§ What the task requires:
Everything from the first line of the data below through the line that contains "(0,0) rectangle (1196,810);" should be written out exactly, please, and nothing more; the pictures stay out.

§ Dataset content:
--

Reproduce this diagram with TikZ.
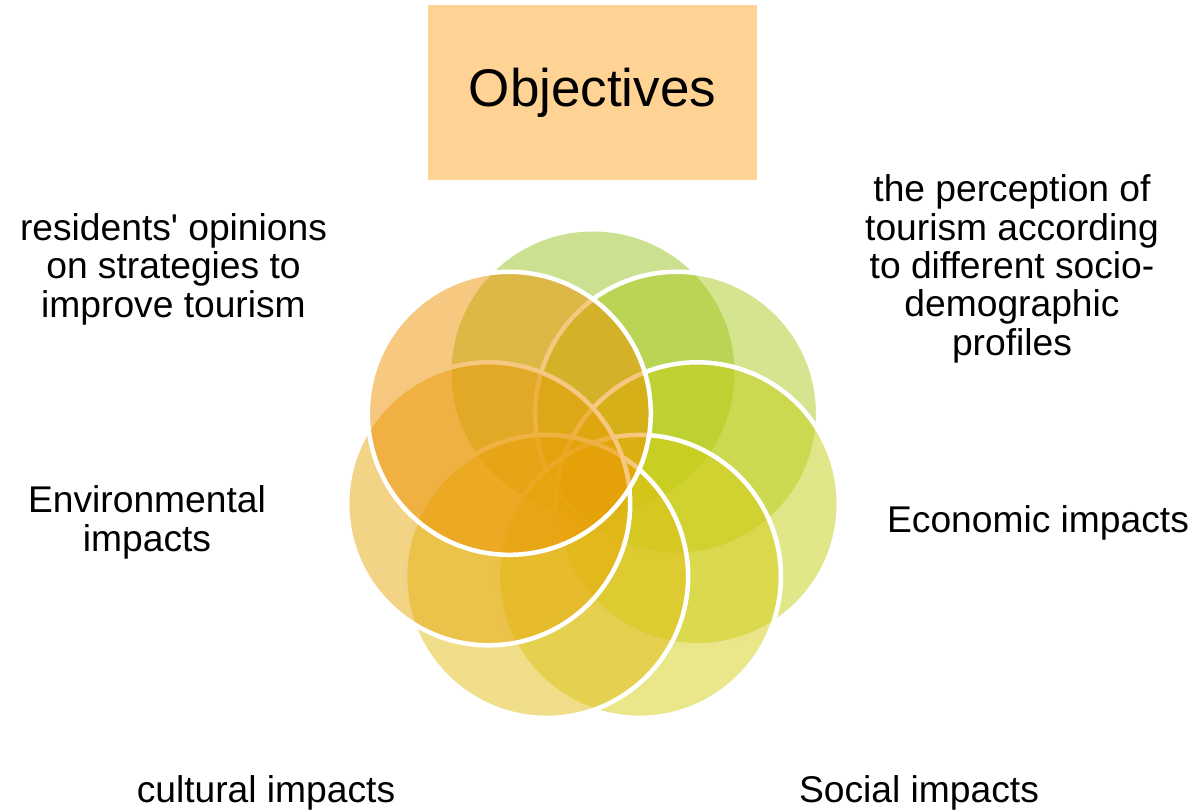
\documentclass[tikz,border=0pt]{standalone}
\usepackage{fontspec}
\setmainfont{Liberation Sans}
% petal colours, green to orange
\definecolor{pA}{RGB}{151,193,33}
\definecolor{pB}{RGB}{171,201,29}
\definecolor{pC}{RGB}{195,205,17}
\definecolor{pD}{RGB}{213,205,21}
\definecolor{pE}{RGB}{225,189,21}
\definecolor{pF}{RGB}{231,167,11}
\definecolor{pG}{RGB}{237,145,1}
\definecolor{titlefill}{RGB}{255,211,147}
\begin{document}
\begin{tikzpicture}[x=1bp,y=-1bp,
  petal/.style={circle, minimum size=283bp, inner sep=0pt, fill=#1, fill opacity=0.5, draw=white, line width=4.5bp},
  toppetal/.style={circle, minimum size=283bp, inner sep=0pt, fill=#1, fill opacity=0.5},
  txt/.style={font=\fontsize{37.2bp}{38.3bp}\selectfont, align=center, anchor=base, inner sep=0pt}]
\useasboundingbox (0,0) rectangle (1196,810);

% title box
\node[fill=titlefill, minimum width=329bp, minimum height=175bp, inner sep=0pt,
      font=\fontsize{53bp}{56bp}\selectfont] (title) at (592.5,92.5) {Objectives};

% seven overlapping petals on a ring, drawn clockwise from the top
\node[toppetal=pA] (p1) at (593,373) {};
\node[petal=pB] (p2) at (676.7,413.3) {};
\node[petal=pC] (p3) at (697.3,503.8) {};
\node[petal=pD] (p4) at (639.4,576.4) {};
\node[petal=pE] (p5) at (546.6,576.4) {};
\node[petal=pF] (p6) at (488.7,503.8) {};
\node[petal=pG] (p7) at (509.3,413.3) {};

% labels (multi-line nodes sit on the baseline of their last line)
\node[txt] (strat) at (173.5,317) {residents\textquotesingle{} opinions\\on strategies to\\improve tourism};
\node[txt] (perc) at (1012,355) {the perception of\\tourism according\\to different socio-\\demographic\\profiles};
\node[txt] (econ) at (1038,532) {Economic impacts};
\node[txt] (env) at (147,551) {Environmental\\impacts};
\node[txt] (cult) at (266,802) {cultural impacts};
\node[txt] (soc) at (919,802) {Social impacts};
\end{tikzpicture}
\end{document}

--

§ Task response:
Reproduce this diagram with TikZ.
\documentclass[tikz,border=0pt]{standalone}
\usepackage{fontspec}
\setmainfont{Liberation Sans}
% petal colours, green to orange
\definecolor{pA}{RGB}{151,193,33}
\definecolor{pB}{RGB}{171,201,29}
\definecolor{pC}{RGB}{195,205,17}
\definecolor{pD}{RGB}{213,205,21}
\definecolor{pE}{RGB}{225,189,21}
\definecolor{pF}{RGB}{231,167,11}
\definecolor{pG}{RGB}{237,145,1}
\definecolor{titlefill}{RGB}{255,211,147}
\begin{document}
\begin{tikzpicture}[x=1bp,y=-1bp,
  petal/.style={circle, minimum size=283bp, inner sep=0pt, fill=#1, fill opacity=0.5, draw=white, line width=4.5bp},
  toppetal/.style={circle, minimum size=283bp, inner sep=0pt, fill=#1, fill opacity=0.5},
  txt/.style={font=\fontsize{37.2bp}{38.3bp}\selectfont, align=center, anchor=base, inner sep=0pt}]
\useasboundingbox (0,0) rectangle (1196,810);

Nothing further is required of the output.